Esas palabras hicieron sonreír a Eph.

—Si fuera tan fracasado, no estaríamos hablando de él ahora, ni usted desearía que yo fuera él.

Palmer pestañeó somnoliento. Levantó la mano de nuevo; una puerta lejana se abrió y apareció una figura. Eph se preparó, preguntándose qué le tendría reservado Palmer, si aquel canalla tendría acaso sed de venganza, pero sólo se trataba del criado, que traía una pequeña bandeja en la punta de los dedos.

Puso un cóctel frente a Eph, con los cubitos
de hielo flotando en el líquido ambarino.

—Me han dicho que a los hombres les gustan las bebidas fuertes —señaló Palmer.

Eph miró la copa y luego a Palmer.

—¿Qué es esto?

—Un manhattan —dijo Palmer—. Me ha parecido apropiado.

—No me refiero a la maldita bebida. ¿Por qué me ha traído aquí?

—Es usted
mi invitado para la cena. Una última cena.
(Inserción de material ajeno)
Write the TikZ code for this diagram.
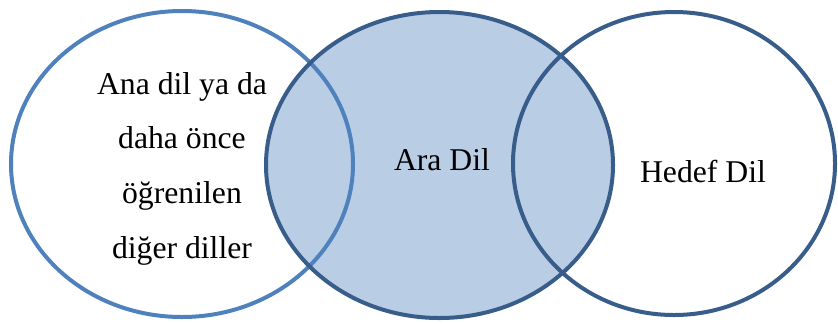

No la suya: la mía —dijo Palmer, señalando con su cabeza la máquina alimentadora.

El criado regresó con una bandeja cubierta por una tapa de acero inoxidable. La dejó frente a Eph y retiró la tapadera. Un bacalao negro glaseado, patatas pequeñas y una mezcla de verduras orientales, todo ello apetitoso y humeante.

Eph miró el plato que habían colocado sobre la mesa.

—Vamos, doctor Goodweather, usted no ha visto una comida como ésta en varios días. Y no crea que pienso manipularlo, envenenarlo ni drogarlo. Si yo deseara su muerte, el señor Fitzwilliam, aquí presente, se encargaría rápidamente de eso y acto seguido daría cuenta de su cena.

En realidad, Eph estaba buscando los cubiertos.

Tomó el cuchillo de plata de ley, levantándolo en el aire para observar el reflejo de la luz.

—Sí, es de plata —señaló Palmer—. Esta noche no hay vampiros.

 

 

E
ph tomó el tenedor con sus ojos fijos en Palmer; partió el pescado y sus esposas sonaron. Palmer lo observó llevarse un bocado a la boca y masticarlo, mientras los jugos de la comida detonaban en su lengua reseca y su estómago rugía de hambre.